By chance, the business and shareholder communities are racked with dissension over the role of female directors at the same time the parliamentary arm of those communities, the Liberal Party, is engaged in one of its regular bouts on introspection about why it has so few female MPs.

AMP has been ground zero of the female director imbroglio, with various reactionaries using the resignation of Catherine Brenner and the departure (completed or pending) of three female directors as evidence that the emphasis on diversity on corporate boards was undermining governance and performance, was political correctness gone mad etc. Obviously, no one was drawing the same conclusion when white middle-aged men were presiding over the long string of corporate debacles in major companies in recent decades. Where were the women when HIH was collapsing, when James Hardie was ducking its responsibilities, when Babcock and Brown got found out by the financial crisis, when Commonwealth Financial Planning was ripping off customers, when our biggest miners were trashing billions in shareholder value? Or we could go back further to the 1980s, if you like. Strong correlation between incompetence and criminality and having a penis, no?

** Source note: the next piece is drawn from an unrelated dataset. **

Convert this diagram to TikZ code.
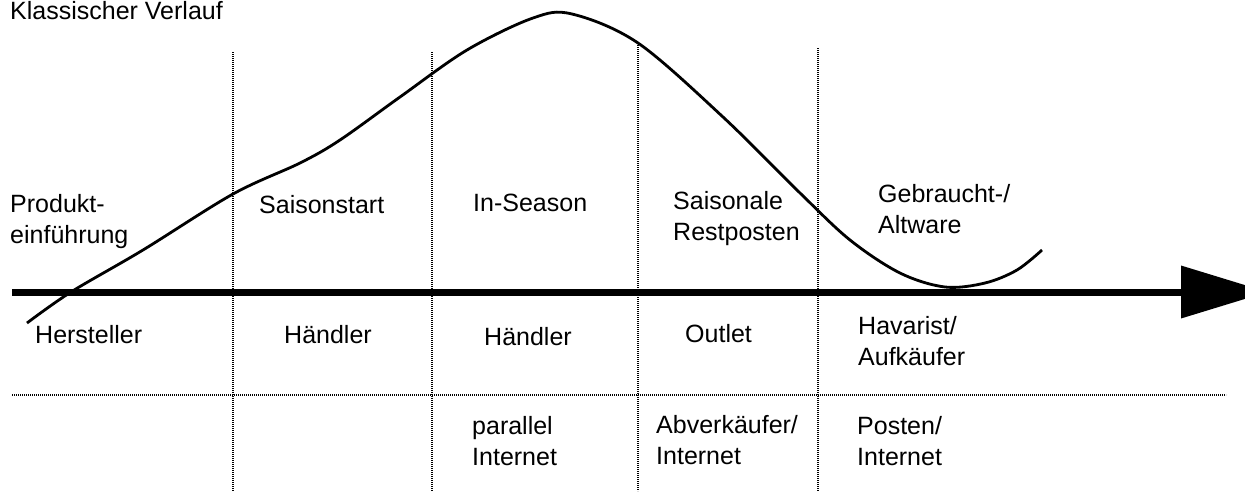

As writer Jane Caro has noted so well, women should have the right to be every bit as mediocre as men, because god knows there are plenty of mediocre male directors, and CEOs and other executives raking in the big bucks while doing little for, or undermining, the companies that employ them or appoint them to boards. As the AMP example demonstrates, however, perhaps female directors are more prepared to accept responsibility for poor performance than their male counterparts -- a habit that women will have to learn to shake if they're to match male directors.